Further, there is a misconception that email data cannot be encrypted, however, not only can it be encrypted, it can also be deleted maliciously both internally and by threat actors. To minimise this risk, companies need to implement a backup plan that includes immutability to minimise the risk of outages and total loss of data.
Moving beyond traditional infrastructure
In the age of ransomware attacks and other cyber threats, traditional backup options are no longer enough to protect organisational data. Rather, having a layered defence with immutability will go a long way to help organisations recover after an attack. As such, immutability, which has in the past been confined to traditional infrastructure backups, virtual machines and cloud native instances, is moving beyond this and being applied to the SaaS backup as well.
To make this happen, it is best to adhere to the 3-2-1 backup methodology where there are 3 copies of the data backup on two different media and one copy off-site, air-gapped or immutable. By combining immutable and traditional backups as part of an overall data protection strategy, companies have back-ups on-premise, while a copy is stored offsite or in the cloud, making it harder for all versions of the data to be breached or deleted. As such, data can easily be recovered in the event that disaster strikes either in the form of a cyber-attack or accidental deletion.
Retaining relevant data
Immutable storage, in particular, aims to archive sensitive data in a secure repository that prevents malicious data encryption and thereby facilitates compliance, ransomware protection and helps organisations to meet cyber insurance requirements. While having this data safely stored is valuable for organisations to aid in data recovery in the event of accidental loss or a cyberattack, it is equally important that it is stored according to set retention periods.
Further once the storage time elapses, the stored data is automatically either transferred to archival tiers or completely deleted, preventing this data, even if it is outdated, from being easily accessible by malicious actors.
Layered defence with immutability
In addition to the ransomware resiliency that immutable backup provides, there are several other benefits companies will reap when investing in immutability.
Data integrity and security are key benefits of immutable storage as they help to prevent data corruption, provide protection against malicious attacks and help companies to meet data compliance requirements.

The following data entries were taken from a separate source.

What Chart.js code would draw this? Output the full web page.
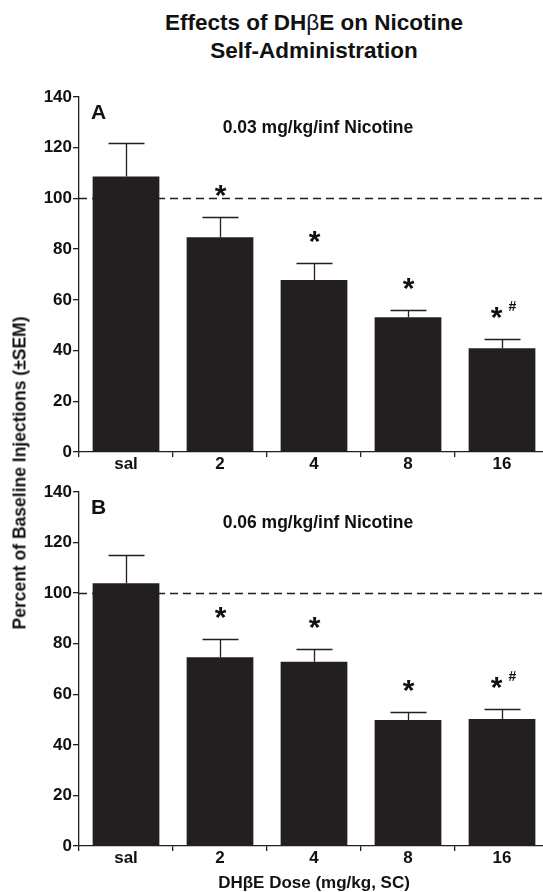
<!DOCTYPE html>
<html lang="en">
<head>
<meta charset="UTF-8">
<title>Effects of DHβE on Nicotine Self-Administration</title>
<script src="https://cdn.jsdelivr.net/npm/chart.js"></script>
<style>
    html, body { margin: 0; padding: 0; background: #fff; overflow: hidden; }
    body { width: 543px; height: 892px; position: relative; font-family: "Liberation Sans", Arial, sans-serif; color: #111; }
    canvas { position: absolute; left: 0; }
    #chartA { top: 80px; }
    #chartB { top: 475px; }
    .title { position: absolute; left: 314px; top: 9px; transform: translateX(-50%); text-align: center;
             font-weight: bold; font-size: 22.5px; line-height: 28px; white-space: nowrap; }
    .ylabel { position: absolute; left: 19.5px; top: 473px; transform: translate(-50%, -50%) rotate(-90deg);
              font-weight: bold; font-size: 17.5px; white-space: nowrap; }
</style>
</head>
<body>
    <div class="title">Effects of DH<span style="font-weight: normal">β</span>E on Nicotine<br>Self-Administration</div>
    <canvas id="chartA" width="551" height="400"></canvas>
    <canvas id="chartB" width="551" height="417"></canvas>
    <div class="ylabel">Percent of Baseline Injections (±SEM)</div>

<script>
    // values
    const doses = ['sal', '2', '4', '8', '16'];
    const meanA = [108.6, 84.7, 67.8, 53.1, 40.9];
    const semA = [13.1, 8.1, 6.9, 2.9, 3.5];
    const sigA = ['', '*', '*', '*', '*#'];
    const meanB = [103.9, 74.6, 72.9, 49.8, 50.2];
    const semB = [11.0, 7.3, 5.1, 3.2, 4.1];
    const sigB = ['', '*', '*', '*', '*#'];
    const yMin = 0, yMax = 140, yStep = 20;
    const baseline = 100;

    const ink = '#231f20';
    const textColor = '#111';
    const fontFamily = '"Liberation Sans", Arial, sans-serif';
    Chart.defaults.font.family = fontFamily;

    const panelMarks = {
        id: 'panelMarks',
        beforeDatasetsDraw(chart, args, opts) {
            // dashed 100% baseline, behind the bars
            const { ctx, chartArea: a, scales: { y } } = chart;
            const yy = Math.round(y.getPixelForValue(baseline)) + 0.5;
            ctx.save();
            ctx.strokeStyle = ink;
            ctx.lineWidth = 1.3;
            ctx.setLineDash([8, 5]);
            ctx.beginPath();
            ctx.moveTo(a.left, yy);
            ctx.lineTo(a.right, yy);
            ctx.stroke();
            ctx.restore();
        },
        afterDatasetsDraw(chart, args, opts) {
            const { ctx, chartArea: a, scales: { x, y } } = chart;
            const means = chart.data.datasets[0].data;
            ctx.save();
            ctx.strokeStyle = ink;
            ctx.fillStyle = textColor;
            ctx.lineWidth = 1.3;
            means.forEach((m, i) => {
                const cx = Math.round(x.getPixelForValue(i)) + 0.5;
                const top = y.getPixelForValue(m);
                const cap = Math.round(y.getPixelForValue(m + opts.sem[i])) + 0.5;
                ctx.beginPath();
                ctx.moveTo(cx, top);
                ctx.lineTo(cx, cap);
                ctx.moveTo(cx - 18, cap);
                ctx.lineTo(cx + 18, cap);
                ctx.stroke();

                const s = opts.sig[i];
                ctx.textBaseline = 'alphabetic';
                ctx.textAlign = 'center';
                if (s.includes('*')) {
                    ctx.font = 'bold 30px ' + fontFamily;
                    ctx.fillText('*', s.includes('#') ? cx - 6 : cx, cap - 13);
                }
                if (s.includes('#')) {
                    ctx.font = 'bold 14px ' + fontFamily;
                    ctx.fillText('#', cx + 10, cap - 29);
                }
            });

            ctx.textAlign = 'left';
            ctx.font = 'bold 21px ' + fontFamily;
            ctx.fillText(opts.letter, a.left + 12, a.top + 22);
            ctx.textAlign = 'center';
            ctx.font = 'bold 17.5px ' + fontFamily;
            ctx.fillText(opts.subtitle, 318, a.top + 36);
            ctx.restore();
        }
    };

    function makePanel(id, means, sem, sig, letter, subtitle, xHeight, showTitle) {
        return new Chart(document.getElementById(id), {
            type: 'bar',
            data: {
                labels: doses,
                datasets: [{
                    data: means,
                    backgroundColor: ink,
                    borderWidth: 0,
                    barPercentage: 0.71,
                    categoryPercentage: 1
                }]
            },
            options: {
                responsive: false,
                animation: false,
                devicePixelRatio: 1,
                layout: { padding: { top: 17, right: 2, bottom: 0, left: 0 } },
                plugins: {
                    legend: { display: false },
                    tooltip: { enabled: false },
                    panelMarks: { sem, sig, letter, subtitle }
                },
                scales: {
                    x: {
                        offset: true,
                        grid: { offset: true, drawOnChartArea: false, tickLength: 5, color: ink, lineWidth: 1.3 },
                        border: { color: ink, width: 1.3 },
                        ticks: {
                            color: textColor, padding: -1, maxRotation: 0, autoSkip: false,
                            font: { size: 17, weight: 'bold', lineHeight: 1 }
                        },
                        title: {
                            display: showTitle,
                            text: 'DHβE Dose (mg/kg, SC)',
                            color: textColor,
                            padding: 0,
                            font: { size: 17, weight: 'bold', lineHeight: 1 }
                        },
                        afterFit: s => { s.height = xHeight; }
                    },
                    y: {
                        min: yMin,
                        max: yMax,
                        grid: { drawOnChartArea: false, tickLength: 6, color: ink, lineWidth: 1.3 },
                        border: { color: ink, width: 1.3 },
                        ticks: {
                            stepSize: yStep, color: textColor, padding: 1,
                            font: { size: 17, weight: 'bold' }
                        },
                        afterFit: s => { s.width = 79; }
                    }
                }
            },
            plugins: [panelMarks]
        });
    }

    makePanel('chartA', meanA, semA, sigA, 'A', '0.03 mg/kg/inf Nicotine', 28, false);
    makePanel('chartB', meanB, semB, sigB, 'B', '0.06 mg/kg/inf Nicotine', 46, true);
</script>
</body>
</html>
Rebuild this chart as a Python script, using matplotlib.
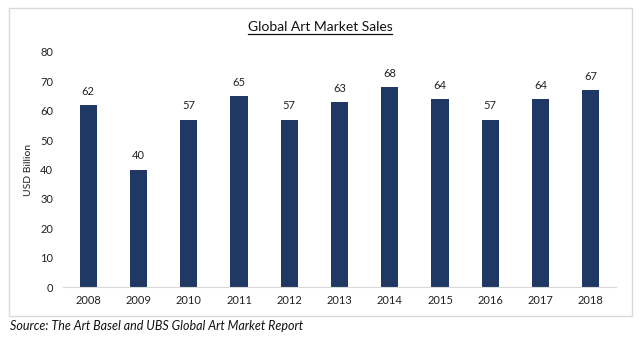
import matplotlib.pyplot as plt
from matplotlib.patches import Rectangle

# data
years = ['2008', '2009', '2010', '2011', '2012', '2013', '2014', '2015', '2016', '2017', '2018']
sales = [62, 40, 57, 65, 57, 63, 68, 64, 57, 64, 67]

plt.rcParams['font.family'] = ['Lato', 'DejaVu Sans']

W, H = 639, 338
fig = plt.figure(figsize=(W / 100, H / 100), dpi=100)
ax = fig.add_axes([63 / W, 1 - 287 / H, (616 - 63) / W, (287 - 52) / H])

bars = ax.bar(range(len(years)), sales, width=0.34, color='#1f3864')
for i, v in enumerate(sales):
    ax.annotate(str(v), (i, v), xytext=(0, 6), textcoords='offset points',
                ha='center', va='bottom', fontsize=8, color='#222222')

ax.set_xlim(-0.5, len(years) - 0.5)
ax.set_ylim(0, 80)
ax.set_yticks(range(0, 81, 10))
ax.set_xticks(range(len(years)))
ax.set_xticklabels(years)
ax.tick_params(length=0, labelsize=8, colors='#222222')
ax.tick_params(axis='y', pad=7)
ax.tick_params(axis='x', pad=6)
for s in ['top', 'right', 'left']:
    ax.spines[s].set_visible(False)
ax.spines['bottom'].set_color('#d9d9d9')
ax.set_ylabel('USD Billion', fontsize=7.5, color='#222222', labelpad=5)

# title, underlined to its own width
title = fig.text(320 / W, 1 - 27 / H, 'Global Art Market Sales', ha='center', va='center',
                 fontsize=10, color='#111111')
bb = title.get_window_extent(renderer=fig.canvas.get_renderer())
fig.add_artist(plt.Line2D([bb.x0 / W, bb.x1 / W], [1 - 34 / H, 1 - 34 / H],
                          color='#111111', lw=0.9))

# chart border
fig.add_artist(Rectangle((9 / W, 1 - 316 / H), (632 - 9) / W, (316 - 8) / H,
                         transform=fig.transFigure, fill=False,
                         edgecolor='#d9d9d9', lw=1))

fig.text(10 / W, 1 - 326 / H, 'Source: The Art Basel and UBS Global Art Market Report',
         ha='left', va='center', fontsize=9, style='italic', color='#111111')

fig.savefig('out.png', dpi=100)
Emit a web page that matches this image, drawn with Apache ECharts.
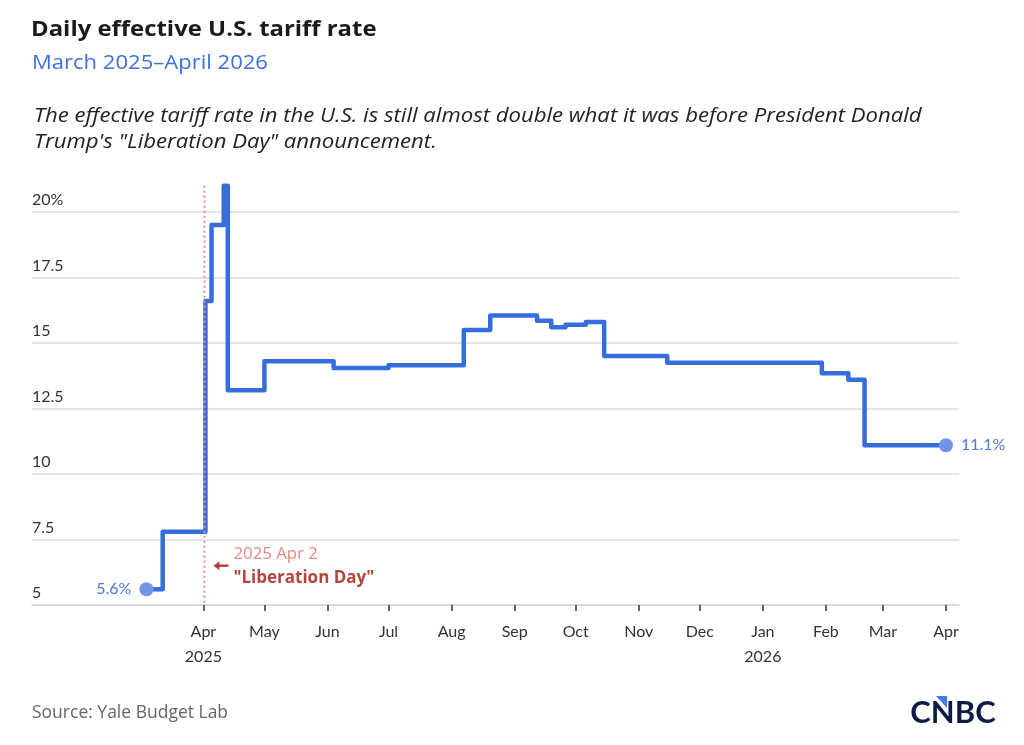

With immutable backups, there is a much higher chance of success for data recovery should the worst happen, as the immutable backups are far less prone to deletion by a malicious actor. Additionally, the time to recover from an attack is quicker as the backups are exactly where they should be and no-one needs to search for old backups to restore then.
While not all data requires immutable storage, every company would benefit from identifying data that should be stored using a layered approach which includes immutability in the mix. This will go a long way to ensuring cyber resiliency in the event of a breach.